Também no início do séc. XIX, na Baía, Luís dos Santos Vilhena condenava a excessiva tolerância com as diversões dos negros: "Não parece ser de muito acerto em política, o tolerar que pelas ruas e terreiros da cidade façam multidões de negros de um e outro sexo, os seus batuques bárbaros a toque de muitos e horrorosos atabaques, dançando desonestamente canções gentílicas, falando línguas diversas, e isto com alaridos tão horrendos e dissonantes que causam medo e estranheza, ainda mais aos mais afeitos, na ponderação de consequências que dali podem provir, atendendo ao já referido número de escravos que há na Baía".


Negros tocando cabaça e pandeiro, Johan Nieuhof

O que perpassa nestes textos é a rejeição da cultura negra e a sua condenação, tendo como justificativa a "desonestidade" das suas danças ou a "barbaridade" dos sons produzidos pelos seus instrumentos.

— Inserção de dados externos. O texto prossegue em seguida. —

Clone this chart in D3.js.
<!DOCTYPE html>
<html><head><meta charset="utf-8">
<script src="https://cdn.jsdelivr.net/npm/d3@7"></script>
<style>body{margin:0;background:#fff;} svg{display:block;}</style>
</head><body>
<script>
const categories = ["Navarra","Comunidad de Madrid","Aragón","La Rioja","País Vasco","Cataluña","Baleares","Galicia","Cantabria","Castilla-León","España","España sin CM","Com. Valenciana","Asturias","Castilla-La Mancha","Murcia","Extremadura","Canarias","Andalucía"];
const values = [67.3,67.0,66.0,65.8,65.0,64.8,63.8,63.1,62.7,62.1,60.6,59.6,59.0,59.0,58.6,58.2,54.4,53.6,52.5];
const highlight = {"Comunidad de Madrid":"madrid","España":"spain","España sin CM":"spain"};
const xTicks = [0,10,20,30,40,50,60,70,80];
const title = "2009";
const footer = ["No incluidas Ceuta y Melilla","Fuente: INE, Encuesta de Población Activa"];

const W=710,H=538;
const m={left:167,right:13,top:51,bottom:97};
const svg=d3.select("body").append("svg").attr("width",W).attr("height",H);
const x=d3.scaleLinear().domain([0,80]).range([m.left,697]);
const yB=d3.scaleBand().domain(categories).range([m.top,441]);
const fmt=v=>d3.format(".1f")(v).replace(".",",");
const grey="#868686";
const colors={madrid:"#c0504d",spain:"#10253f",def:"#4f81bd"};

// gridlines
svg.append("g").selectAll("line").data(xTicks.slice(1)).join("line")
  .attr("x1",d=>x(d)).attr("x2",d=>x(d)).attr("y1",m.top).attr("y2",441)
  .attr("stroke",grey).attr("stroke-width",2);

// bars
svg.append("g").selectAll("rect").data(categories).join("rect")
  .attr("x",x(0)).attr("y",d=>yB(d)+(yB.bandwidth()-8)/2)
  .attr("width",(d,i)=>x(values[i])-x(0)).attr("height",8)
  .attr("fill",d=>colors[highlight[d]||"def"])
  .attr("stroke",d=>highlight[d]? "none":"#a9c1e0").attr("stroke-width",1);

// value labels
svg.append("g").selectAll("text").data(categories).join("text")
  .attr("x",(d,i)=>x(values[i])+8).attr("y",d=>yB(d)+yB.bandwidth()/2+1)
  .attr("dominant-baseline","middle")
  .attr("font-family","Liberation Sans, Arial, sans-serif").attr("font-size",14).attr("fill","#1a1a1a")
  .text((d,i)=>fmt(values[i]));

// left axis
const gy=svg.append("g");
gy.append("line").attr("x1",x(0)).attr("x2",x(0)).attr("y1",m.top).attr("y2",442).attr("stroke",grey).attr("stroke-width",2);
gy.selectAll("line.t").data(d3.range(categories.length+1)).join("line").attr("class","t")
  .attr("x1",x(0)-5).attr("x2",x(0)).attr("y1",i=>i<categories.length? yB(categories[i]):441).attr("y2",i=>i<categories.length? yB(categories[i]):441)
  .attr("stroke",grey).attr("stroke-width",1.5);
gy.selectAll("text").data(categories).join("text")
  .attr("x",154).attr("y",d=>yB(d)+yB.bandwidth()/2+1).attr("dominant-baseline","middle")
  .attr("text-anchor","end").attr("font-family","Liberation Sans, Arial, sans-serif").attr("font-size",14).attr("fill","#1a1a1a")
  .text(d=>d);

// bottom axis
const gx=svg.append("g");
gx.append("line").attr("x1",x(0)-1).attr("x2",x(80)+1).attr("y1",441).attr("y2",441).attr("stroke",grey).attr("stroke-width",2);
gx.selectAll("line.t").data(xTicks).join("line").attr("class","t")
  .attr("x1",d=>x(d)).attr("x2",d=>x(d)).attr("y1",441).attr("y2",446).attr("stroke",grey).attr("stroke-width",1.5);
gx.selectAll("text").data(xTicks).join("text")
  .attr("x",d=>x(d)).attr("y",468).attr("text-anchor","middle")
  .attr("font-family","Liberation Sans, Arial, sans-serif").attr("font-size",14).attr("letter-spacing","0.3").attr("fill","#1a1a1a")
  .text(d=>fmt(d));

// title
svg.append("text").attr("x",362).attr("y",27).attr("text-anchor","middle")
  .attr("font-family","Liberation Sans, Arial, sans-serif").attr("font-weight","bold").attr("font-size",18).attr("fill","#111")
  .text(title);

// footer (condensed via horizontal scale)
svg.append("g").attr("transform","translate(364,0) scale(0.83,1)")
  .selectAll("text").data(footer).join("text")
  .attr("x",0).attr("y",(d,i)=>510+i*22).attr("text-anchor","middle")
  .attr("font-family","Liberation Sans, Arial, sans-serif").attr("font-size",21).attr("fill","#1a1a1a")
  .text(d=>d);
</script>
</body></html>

Além disso, sendo os cantares em línguas africanas, o branco não as podia entender e portanto temia-as. A estranheza perante o diferente levava ao medo, acentuado este quadro, em 1814, um levante de negros na Baía levou os brancos a exigir medidas repressivas mais severas do que aquelas que tinham sido tomadas pelo governador, conde dos Arcos. Este, se por um lado proibira totalmente "as danças que os negros costumam fazer ao som de instrumentos estrepitosos, e desentoados nas ruas e largos desta cidade", por outro não impedira que os escravos se juntassem nos dois largos da Graça e do Barbalho, podendo aí dançar "até o toque das Avé-Marias". Esta permissão levava em conta o facto de que "muitos senhores reconhecem a necessidade, e vantagem de diminuir os horrores de cativeiro, permitindo que seus escravos se divirtam, e que de dias em dias se esqueçam por algumas horas do seu triste estado".

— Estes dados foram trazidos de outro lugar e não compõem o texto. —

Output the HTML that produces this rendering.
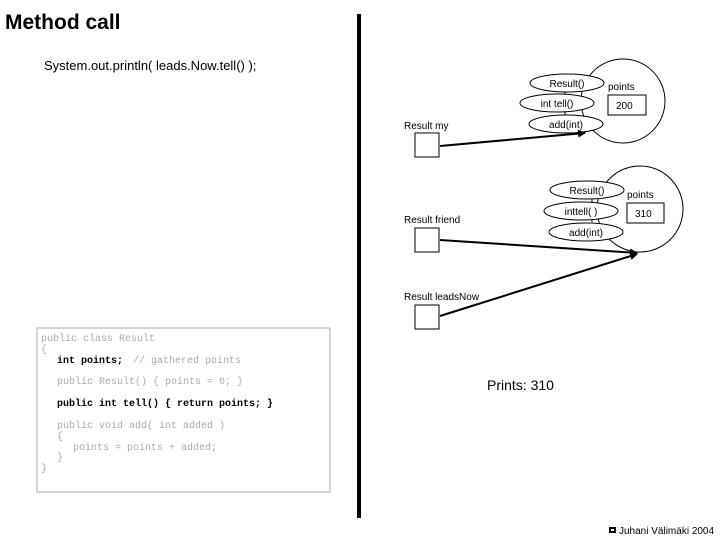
<!DOCTYPE html>
<html><head><meta charset="utf-8"><style>
body{margin:0;background:#fff;}
svg{display:block;}
text{font-family:"Liberation Sans",sans-serif;}
.m{font-family:"Liberation Mono",monospace;font-size:10px;fill:#aaa;}
.mb{font-family:"Liberation Mono",monospace;font-size:10px;fill:#000;font-weight:bold;}
</style></head><body>
<svg width="720" height="540" viewBox="0 0 720 540" xmlns="http://www.w3.org/2000/svg">
<defs><marker id="a" markerWidth="8" markerHeight="8" refX="7" refY="4" orient="auto" markerUnits="userSpaceOnUse"><path d="M0,0 L8,4 L0,8 z" fill="#000"/></marker></defs>
<text x="5" y="29" font-size="21" font-weight="bold">Method call</text>
<text x="44" y="70" font-family="Liberation Mono,monospace" font-size="13">System.out.println( leads.Now.tell() );</text>
<rect x="357" y="14" width="4" height="504" fill="#000"/>
<!-- object 1 -->
<circle cx="623" cy="101" r="42" fill="none" stroke="#000"/>
<line x1="565" y1="92" x2="565" y2="115" stroke="#000"/>
<ellipse cx="567" cy="83" rx="37" ry="9" fill="#fff" stroke="#000"/>
<ellipse cx="557" cy="103" rx="37" ry="9" fill="#fff" stroke="#000"/>
<ellipse cx="566" cy="124" rx="37" ry="9" fill="#fff" stroke="#000"/>
<text x="567" y="87" font-size="10" text-anchor="middle">Result()</text>
<text x="557" y="107" font-size="10" text-anchor="middle">int tell()</text>
<text x="566" y="128" font-size="10" text-anchor="middle">add(int)</text>
<text x="608" y="90" font-size="10">points</text>
<rect x="608" y="95" width="38" height="20" fill="#fff" stroke="#000"/>
<text x="616" y="109" font-size="10">200</text>
<text x="404" y="129" font-size="10">Result my</text>
<rect x="415" y="133" width="24" height="24" fill="#fff" stroke="#000"/>
<line x1="440" y1="146" x2="585" y2="133" stroke="#000" stroke-width="2" marker-end="url(#a)"/>
<!-- object 2 -->
<circle cx="640" cy="209" r="43" fill="none" stroke="#000"/>
<line x1="592" y1="199" x2="592" y2="222" stroke="#000"/>
<ellipse cx="587" cy="190" rx="37" ry="9" fill="#fff" stroke="#000"/>
<ellipse cx="581" cy="211" rx="37" ry="9" fill="#fff" stroke="#000"/>
<ellipse cx="586" cy="232" rx="37" ry="9" fill="#fff" stroke="#000"/>
<text x="587" y="194" font-size="10" text-anchor="middle">Result()</text>
<text x="581" y="215" font-size="10" text-anchor="middle">inttell( )</text>
<text x="586" y="236" font-size="10" text-anchor="middle">add(int)</text>
<text x="627" y="198" font-size="10">points</text>
<rect x="627" y="203" width="37" height="20" fill="#fff" stroke="#000"/>
<text x="635" y="217" font-size="10">310</text>
<text x="404" y="223" font-size="10">Result friend</text>
<rect x="415" y="228" width="24" height="24" fill="#fff" stroke="#000"/>
<line x1="440" y1="240" x2="637" y2="253" stroke="#000" stroke-width="2" marker-end="url(#a)"/>
<text x="404" y="300" font-size="10">Result leadsNow</text>
<rect x="415" y="305" width="24" height="24" fill="#fff" stroke="#000"/>
<line x1="440" y1="316" x2="637" y2="254" stroke="#000" stroke-width="2" marker-end="url(#a)"/>
<!-- code -->
<rect x="37" y="328" width="293" height="164" fill="#fff" stroke="#aaa"/>
<text class="m" x="41" y="341">public class Result</text>
<text class="m" x="41" y="352">{</text>
<text class="mb" x="57" y="363">int points;</text>
<text class="m" x="133" y="363">// gathered points</text>
<text class="m" x="57" y="384">public Result() { points = 0; }</text>
<text class="mb" x="57" y="406">public int tell() { return points; }</text>
<text class="m" x="57" y="428">public void add( int added )</text>
<text class="m" x="57" y="439">{</text>
<text class="m" x="73" y="450">points = points + added;</text>
<text class="m" x="57" y="460">}</text>
<text class="m" x="41" y="471">}</text>
<text x="487" y="390" font-size="14">Prints: 310</text>
<rect x="609" y="527" width="7" height="6" fill="#000"/>
<rect x="611" y="529" width="3" height="2" fill="#fff"/>
<text x="619" y="534" font-size="10">Juhani Välimäki 2004</text>
</svg>
</body></html>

Estas medidas tolerantes do governador consternaram alguns brancos assustados com as mortes recentemente ocorridas e com as casas incendiadas. Respondendo em parte a uma frase do governador na sua ordem do dia ("em todas as cidades policiadas do mundo se permitem divertimentos públicos proporcionados até às últimas classes da nação"), diziam não se dever permitir aos negros "divertimentos tão profanos em dias de descanso, e dedicados ao culto do verdadeiro Deus" quando muitos brancos, como os soldados e caixeiros, não tinham domingos nem dias santos, "aplicados sempre nos serviços" ou em guardas e rondas.

Todos os males então ocorridos provinham não só dos batuques mas também de se ter permitido aos negros "andarem com vestimentas de rei, coroando-se com espetáculos, e aparatos, fazendo uns aos outros tais, e quais homenagens e ajuntamentos com caixas de guerra amotinando a cidade".

Passado o susto com o levante dos negros, as diversões destes continuaram a ter lugar nos espaços públicos das principais cidades.

NIZZA DA SILVA, Maria Beatriz. Vida privada e quotidiano no Brasil. Lisboa: Editorial Estampa, 1993. p. 274-5, 278-80.